Depuis vendredi, les manifestants ne quittent plus leurs trois sit-in à Khartoum, dans sa banlieue nord-ouest Omdourman et dans sa banlieue nord-est Khartoum-Nord. S'ils ont choisi trois points différents, c'est en raison du blocage régulier par les forces de sécurité des ponts qui relient la capitale à chacune de ses banlieues, empêchant un rassemblement massif dans un seul endroit.

Décidés à durcir leur bras de fer avec les généraux qui tiennent désormais seuls le pouvoir et dominent de longue date l'économie, les Forces pour la liberté et le changement (FLC), colonne vertébrale du gouvernement civil limogé lors du putsch, ont appelé à "une coordination unifiée" des sit-in et des manifestations "partout au Soudan".

Alors que la désobéissance civile a déjà bloqué le pays plusieurs jours après le coup d'Etat, le syndicat des médecins soudanais a annoncé entamer mardi une grève de 72 heures. Quant au "dialogue national" que réclament depuis des mois l'ONU et les capitales étrangères, les civils ont dit ne plus en être.

Dimanche soir, Yasser Arman, cadre des FLC, a estimé que "les balles qui ont fauché les manifestants ont fauché le processus politique". "Nous n'avons pas d'interlocuteur", a-t-il martelé alors que les militaires ne cessent de se dire prêts au dialogue tout en réclamant aussitôt des "concessions" aux civils.

Critiques à l'étranger

La rue, elle, n'a qu'un slogan depuis avant même le putsch: "ni partenariat, ni négociation" avec des généraux, qui ont trahi les civils, selon ces derniers, avant même que la quasi-totalité du gouvernement civil ne soit arrêtée le jour du coup d'Etat. Après la "révolution" qui renversa Béchir en 2019, militaires et civils avaient accepté de mener ensemble le pays vers ses premières élections libres après 30 années de dictature militaro-islamiste.

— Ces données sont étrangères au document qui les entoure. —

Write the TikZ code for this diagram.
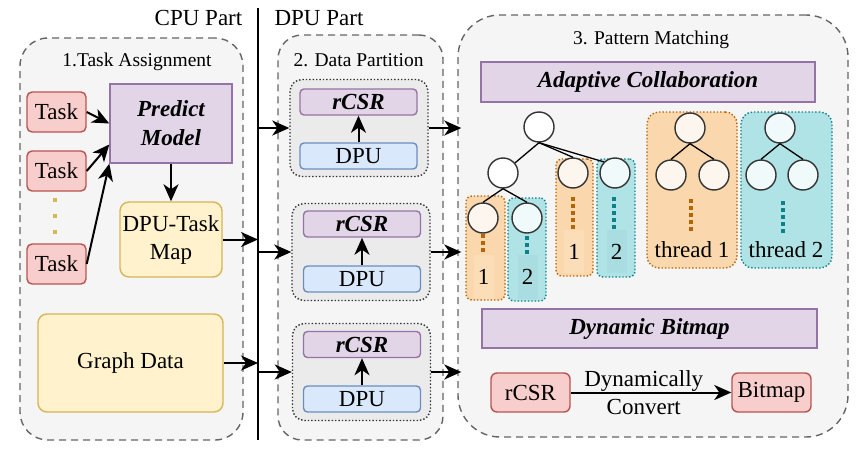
\documentclass[tikz,border=0pt]{standalone}
\usepackage{fontspec}
\setmainfont{Liberation Serif}
\usetikzlibrary{arrows.meta,calc}
\definecolor{pinkf}{HTML}{F8CECC}\definecolor{pinkd}{HTML}{B85450}
\definecolor{purf}{HTML}{E1D5E7}\definecolor{purd}{HTML}{9673A6}
\definecolor{yelf}{HTML}{FFF2CC}\definecolor{yeld}{HTML}{D6B656}
\definecolor{bluf}{HTML}{DAE8FC}\definecolor{blud}{HTML}{6C8EBF}
\definecolor{orf}{HTML}{FAD7AC}\definecolor{ord}{HTML}{B46504}
\definecolor{tef}{HTML}{B0E3E6}\definecolor{ted}{HTML}{0E8088}
\definecolor{grayf}{HTML}{F5F5F5}\definecolor{grayd}{HTML}{666666}
\definecolor{dotf}{HTML}{EBEBEB}
\definecolor{circd}{HTML}{333333}
\definecolor{orl}{HTML}{FDF6EE}\definecolor{tel}{HTML}{F1FAFA}
\definecolor{ors}{HTML}{FBDDB8}\definecolor{tes}{HTML}{A9DDE1}
\begin{document}
\begin{tikzpicture}[x=1pt,y=-1pt,
  txt/.style={font=\fontsize{23}{28}\selectfont, inner sep=0pt},
  ttl/.style={font=\fontsize{19.5}{22}\selectfont, inner sep=0pt},
  bi/.style={font=\fontsize{23}{27}\selectfont\bfseries\itshape, inner sep=0pt},
  area/.style={draw=grayd, fill=grayf, dash pattern=on 7pt off 5pt, line width=1.4pt},
  taskbox/.style={txt, draw=pinkd, fill=pinkf, rounded corners=5pt, line width=1.4pt, minimum width=59pt, minimum height=40pt},
  purbox/.style={draw=purd, fill=purf, line width=1.4pt},
  yelbox/.style={txt, align=center, draw=yeld, fill=yelf, line width=1.4pt, rounded corners=9pt},
  blubox/.style={txt, draw=blud, fill=bluf, line width=1.4pt, rounded corners=4pt, minimum width=117pt, minimum height=26pt},
  rcsrbox/.style={bi, purbox, rounded corners=4pt, minimum width=117pt, minimum height=26pt},
  dotbox/.style={draw=circd, fill=dotf, dotted, line width=1.4pt, rounded corners=12pt, minimum width=138pt, minimum height=97pt},
  orbox/.style={draw=ord, fill=orf, dotted, line width=1.4pt, rounded corners=6pt},
  tebox/.style={draw=ted, fill=tef, dotted, line width=1.4pt, rounded corners=6pt},
  orstrip/.style={txt, fill=ors, minimum width=20pt},
  testrip/.style={txt, fill=tes, minimum width=20pt},
  circ/.style={circle, draw=circd, line width=1.4pt, minimum size=30pt, inner sep=0pt, fill=white},
  edge/.style={line width=1.3pt},
  ordots/.style={draw=ord, line width=3.5pt, dash pattern=on 3.5pt off 3.5pt},
  tedots/.style={draw=ted, line width=3.5pt, dash pattern=on 3.5pt off 3.5pt},
  arr/.style={-{Stealth[length=17pt,width=15pt,inset=5pt]}, line width=2pt},
]
\useasboundingbox[fill=white] (0,0) rectangle (865,450);

% ---------- headings and divider ----------
\node[txt] (cpu) at (198.5,18) {CPU Part};
\node[txt] (dpu) at (319,18) {DPU Part};
\coordinate (vt) at (258,8);
\coordinate (vb) at (258,440);
\draw[line width=1.5pt] (vt) -- (vb);

% ---------- areas ----------
\node[area, rounded corners=28pt, minimum width=223pt, minimum height=402pt] (ta) at (131.5,239) {};
\node[area, rounded corners=24pt, minimum width=165pt, minimum height=405pt] (dp) at (360.5,237.5) {};
\node[area, rounded corners=42pt, minimum width=390pt, minimum height=422pt] (pm) at (653,226) {};
\node[ttl] (tat) at (137,62) {1.Task Assignment};
\node[ttl] (dpt) at (358.5,60) {2. Data Partition};
\node[ttl] (pmt) at (651,40) {3. Pattern Matching};

% ---------- task assignment ----------
\node[taskbox] (t1) at (56.5,112) {Task};
\node[taskbox] (t2) at (56.5,171) {Task};
\node[taskbox] (t3) at (56.5,264) {Task};
\foreach \yy in {200,216,232} \fill[yeld] (53,\yy-2) rectangle (57,\yy+2);
\node[bi, purbox, align=center, minimum width=122pt, minimum height=79pt] (pred) at (171,123.5) {Predict\\[2pt]Model};
\node[yelbox, minimum width=102pt, minimum height=75pt] (map) at (171,239.5) {DPU-Task\\Map};
\node[yelbox, minimum width=185pt, minimum height=98pt] (gd) at (130.5,363) {Graph Data};
\draw[arr] (t1.east) -- (pred.west);
\draw[arr] (t2.east) -- ($(pred.west)+(0,21)$);
\draw[arr] (t3.east) -- (pred.south west);
\draw[arr] (pred.south) -- (map.north);
\draw[arr] (map.east) -- (map.east -| vt);
\draw[arr] (gd.east) -- (gd.east -| vt);

% ---------- data partition ----------
\node[dotbox] (d1) at (359,128) {};
\node[dotbox] (d2) at (361,252) {};
\node[dotbox] (d3) at (361.5,372) {};
\node[rcsrbox] (r1) at (358.5,102) {rCSR};
\node[blubox] (p1) at (358.5,156) {DPU};
\node[rcsrbox] (r2) at (362,224) {rCSR};
\node[blubox] (p2) at (362,279) {DPU};
\node[rcsrbox] (r3) at (362,344.5) {rCSR};
\node[blubox] (p3) at (362,399) {DPU};
\draw[arr] (p1) -- (r1);
\draw[arr] (p2) -- (r2);
\draw[arr] (p3) -- (r3);
\coordinate (l1) at (258,128);
\coordinate (l2) at (258,252);
\coordinate (l3) at (258,372);
\draw[arr] (l1) -- (d1.west);
\draw[arr] (l2) -- (d2.west);
\draw[arr] (l3) -- (d3.west);
\draw[arr] (d1.east) -- ($(d1.east -| pm.west)+(4,0)$);
\draw[arr] (d2.east) -- ($(d2.east -| pm.west)+(4,0)$);
\draw[arr] (d3.east) -- ($(d3.east -| pm.west)+(4,0)$);

% ---------- pattern matching ----------
\node[bi, purbox, minimum width=334pt, minimum height=40pt] (ac) at (648,82) {Adaptive Collaboration};
\node[bi, purbox, minimum width=335pt, minimum height=39pt] (db) at (649.5,328.5) {Dynamic Bitmap};

\node[orbox, minimum width=39pt, minimum height=104pt] (bl1) at (485.5,248) {};
\node[tebox, minimum width=38pt, minimum height=103pt] (bl2) at (527,249.5) {};
\node[orbox, minimum width=37pt, minimum height=117pt] (bm1) at (574.5,217.5) {};
\node[tebox, minimum width=38pt, minimum height=118pt] (bm2) at (616,218) {};
\node[orbox, rounded corners=12pt, minimum width=90pt, minimum height=156pt] (bt1) at (692,190) {};
\node[tebox, rounded corners=12pt, minimum width=91pt, minimum height=156pt] (bt2) at (786.5,190) {};

\node[orstrip, minimum height=44pt] (n1) at (483.5,277) {1};
\node[testrip, minimum height=44pt] (n2) at (527.5,277) {2};
\node[orstrip, minimum height=43pt] (n3) at (574,251.5) {1};
\node[testrip, minimum height=43pt] (n4) at (616.5,251.5) {2};
\node[txt] (th1) at (692,250) {thread 1};
\node[txt] (th2) at (786,250) {thread 2};

\draw[ordots] (483,234) -- (483,255);
\draw[tedots] (527,236) -- (527,256);
\draw[ordots] (573,197) -- (573,230);
\draw[tedots] (614,197) -- (614,230);
\draw[ordots] (691,199) -- (691,233);
\draw[tedots] (783,201) -- (783,235);

\node[circ] (root) at (539,127) {};
\node[circ] (ca) at (503,173) {};
\node[circ, fill=orl] (cm1) at (573,173) {};
\node[circ, fill=tel] (cm2) at (615,173) {};
\node[circ, fill=orl] (ca1) at (483,218) {};
\node[circ, fill=tel] (ca2) at (527,218) {};
\draw[edge] (root.south) -- (ca);
\draw[edge] (root.south) -- (cm1.north);
\draw[edge] (root.south) -- (cm2.north west);
\draw[edge] (ca.south) -- (ca1.north);
\draw[edge] (ca.south) -- (ca2.north);

\node[circ, fill=orl] (u0) at (690,128) {};
\node[circ, fill=orl] (u1) at (671,175) {};
\node[circ, fill=orl] (u2) at (714,175) {};
\node[circ, fill=tel] (v0) at (780,128) {};
\node[circ, fill=tel] (v1) at (761,175) {};
\node[circ, fill=tel] (v2) at (803,175) {};
\draw[edge] (u0.south) -- (u1.north);
\draw[edge] (u0.south) -- (u2.north);
\draw[edge] (v0.south) -- (v1.north);
\draw[edge] (v0.south) -- (v2.north);

\node[txt, draw=pinkd, fill=pinkf, rounded corners=6pt, line width=1.4pt, minimum width=79pt, minimum height=39pt] (rc) at (530.5,392.5) {rCSR};
\node[txt, draw=pinkd, fill=pinkf, rounded corners=6pt, line width=1.4pt, minimum width=79pt, minimum height=39pt] (bm) at (771.5,392.5) {Bitmap};
\draw[arr] (rc.east) -- node[txt, align=center, pos=0.455] {Dynamically\\Convert} (bm.west);
\end{tikzpicture}
\end{document}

Quand le putsch a brisé cette alliance, la communauté internationale a fermé le robinet de l'aide, espérant faire plier les militaires. Mais ceux-ci, d'anciens commandants de Béchir, ont déjà survécu à des décennies d'embargo international sous la dictature et se montrent inflexibles. L'économie, en revanche, déjà à genoux, ne cesse de plonger un peu plus, entre dévaluation exponentielle et inflation à plus de 200% chaque mois.

Les neuf morts de jeudi ont provoqué une levée de boucliers à l'étranger qui pointait du doigt "l'impunité des forces de sécurité", poussant la justice soudanaise à ordonner dimanche une enquête. Encore loin de ce que réclamait la haute-commissaire aux droits humains des Nations unies, Michelle Bachelet, qui avait demandé une "enquête indépendante".